In 1905, he would recall that football was 'rapidly going to the bad' when he penned his momentous letter to Blackburn Rovers, Bolton Wanderers, Preston North End, West Bromwich Albion and Aston Villa, where he was a director.
The set-up McGregor proposed, with each side playing the others at home and away, would provide a 'regular and fixed programme' that, in turn, would ensure they 'got the crowd regularly.'
According to Peter Morris’s book 'The History of Aston Villa' (1960), the idea stemmed from McGregor’s conversations with a friend, Joe Tillotson, who warned him supporters were tired of watching one-sided friendlies.
“No one enjoyed the really rousing games of old more than I did,” remembered McGregor after the turn of the century. “But Clubs were not then exempt from the preliminary rounds of local and national cup competitions, and it was not edifying to see a strong club beat a minor team by 26 goals to nil. You could not expect people to take interest in such fixtures, but the professionals’ wage bill was there, and it had to be met.”
As well as a devout Congregationalist, active member of the Liberal party, teetotaller and, in later years, a journalist, McGregor was also a visionary; a man with a plan, but also the flexibility and humility to allow others to shape its development.
Having sent the letter on 2 March, on 23 March he invited what he saw as the key participants in a new possible competition to meet at Anderton's Hotel, in London’s Fleet Street.
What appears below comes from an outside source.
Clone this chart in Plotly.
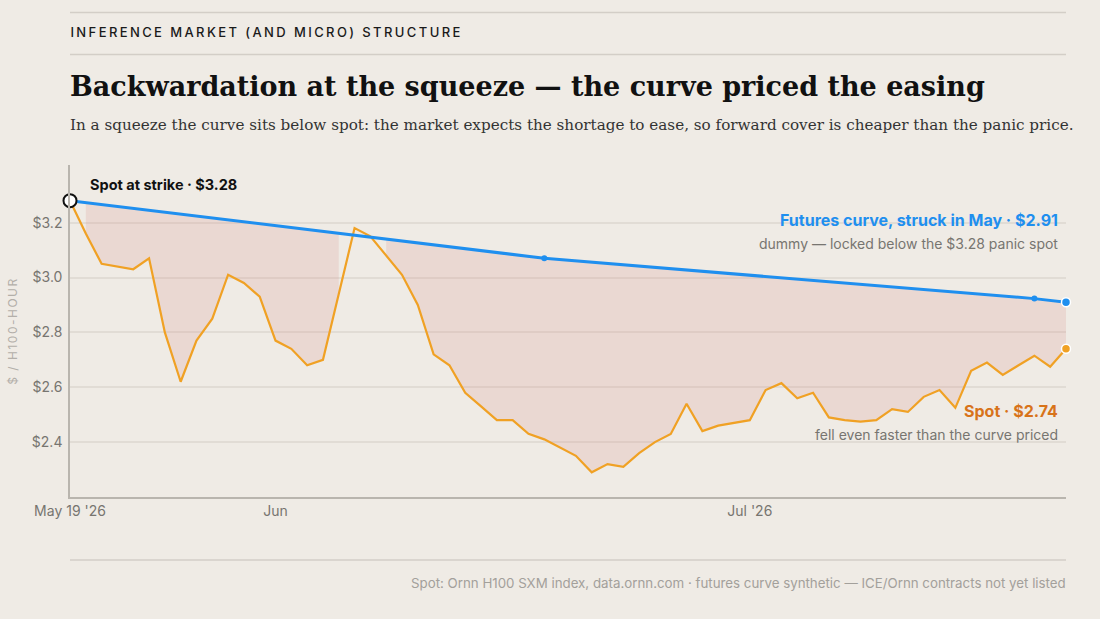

He modestly requested the Clubs’ input and wondered which other teams they might care to nominate.
Among the “favourable replies”, Bolton suggested Wolverhampton Wanderers, Accrington and Burnley, confirming the West Midlands and East Lancashire as the hotbeds of the burgeoning professional game.
Notts County, Stoke, Derby County and Everton also became involved by the time fast-moving events led to the establishment of the 12-club Football League at a meeting in Manchester on 17 April.
It was at that gathering, in the Royal Hotel, that Preston’s representative, Major William Sudell, suggested the name “The Football League”. McGregor had ventured the title “Association Football Union”, but there was no sulking from him when delegates deemed that too similar to the Rugby Union.